1349「REVELATIONS OF THE BLACK FLAME」

tawachi2009-06-03

ノルウェーの誇るブラスト神が一柱、フロスト様を擁するブラック・メタル・バンドの4作目。フロストの超絶ドラミングを前面に押し出した情け容赦ないファスト・ブラックを以前より志してきたバンドであるし、フロストのもう一つのバンドであるSATYRICONがすっかり速さへの志向を捨ててしまっていることもあって、この1349にはブラスト全開のフロスト様を余計に期待してしまうのが人情というものだが、今回のアルバムにはそうした向きにとってはがっかりものかもしれない。なにしろアルバム中半数がSEを多用したよくわからないどろどろした曲で、ブラック・メタルとしての体をなしていない。

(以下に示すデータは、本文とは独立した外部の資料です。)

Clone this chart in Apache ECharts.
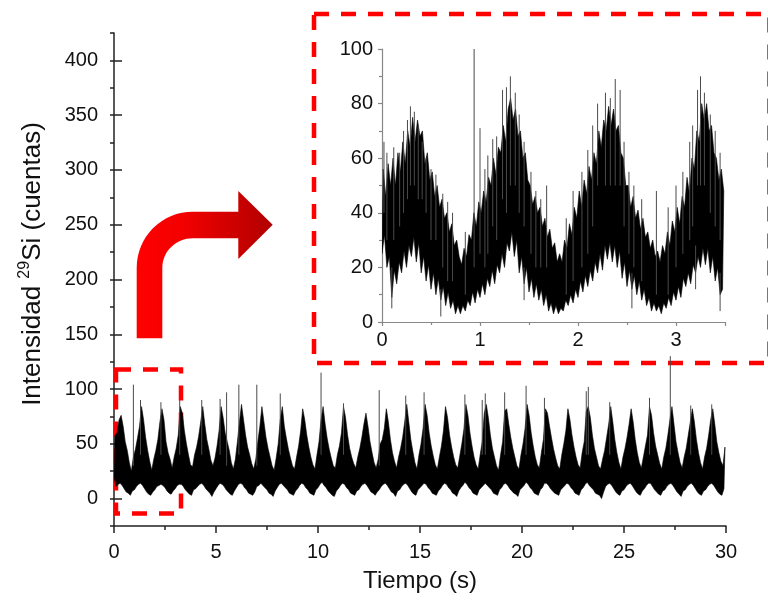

まともな体裁の曲もスロー〜ミドル・テンポ中心で、速いパートはほとんどなく(2箇所ぐらいか?)、およそアルバムを聴いていて、以前のような爽快感というものは得られない。いわばMAYHEMなら2ndのポジションに位置づけられる作風か(乱暴すぎるが)。だがその分、作品の病気度、全体に込められた粘着質の怨念の量は一番である。前作がその名の通り地獄の業火を表現しているとすれば、今作から感じられるのは地獄の瘴気。腐って膿の垂れた傷口の臭いを嗅がされるような、嫌な湿り気を存分に味わえる。速さを求める人にはそっぽを向かれるだろうが、これはこれで素晴らしい邪悪さを湛えた作品。